Fox, with its conservative political bent, could be particularly predisposed to sheltering men who sexually harass women. It often recedes into crass misogyny: A female pilot who dropped bombs on ISIS was “boobs on the ground,” and a female Fox News contributor was told to “Know your role and shut your mouth” on air by a guest whose disrespect was met by an invitation back on the show. The network has segments with titles like “The War on Men” and the talent routinely laments the decline of traditional gender roles. Researchers have long noted that sexual assailants often show an adherence to traditional gender roles; while Ailes isn’t accused of assault, sexual harassment falls on the same continuum of behaviors that reflect a man’s view of women as less-than-human sexual objects. Conservative views on gender, in other words, are breeding grounds for bad behavior toward women—and conservative views on gender are part of the Fox ethos.
That same conservatism can make it harder for victims of harassment to come forward. The network says “political correctness” is to blame for everything from terrorism to sexual assault. Political correctness, it seems, is a catch-all term that includes opposition to equality and even basic civility; an entrenched culture of hostility toward that kind of simple decency is any HR department’s nightmare. It also seems to be the case at Fox, where branding something “PC” is a quick way to invalidate it. There are few things more PC than suggesting your boss shouldn’t get to ogle your legs, which would presumably make it difficult for women at Fox to come forward with harassment allegations.
Sexual harassment, of course, is not just a conservative problem. But antagonism to women’s equality, a “boys will be boys” mentality and opposition to PC culture create conditions for harassment to flourish—and make reporting it especially difficult. Republican nominee Donald Trump, who often rails against political correctness, is regularly featured on Fox News; network contributors also defend Trump’s sexism as politically incorrect rather than pathological. But when Trump complains about political correctness and says he wants to Make America Great Again, he harkens back to a Mad Men era when men had freer rein to treat women like sexual playthings.

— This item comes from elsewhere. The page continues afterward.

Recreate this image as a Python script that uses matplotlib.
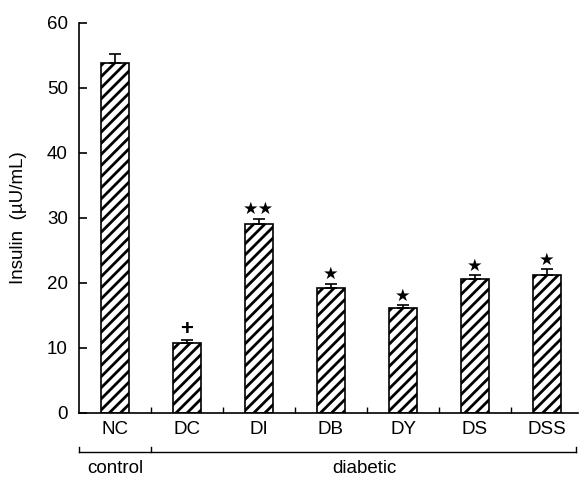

This is the pervasive view at the Fox family table: That America was better off when, to paraphrase one Fox contributor, women knew their roles and shut their mouths. The predominant feminist view—and one increasingly reflected in the law – is that women should be judged by their skills in the workplace, not by their sex appeal, and that their colleagues should treat them as peers and not pets. That, it seems, may simply be too politically correct for Ailes.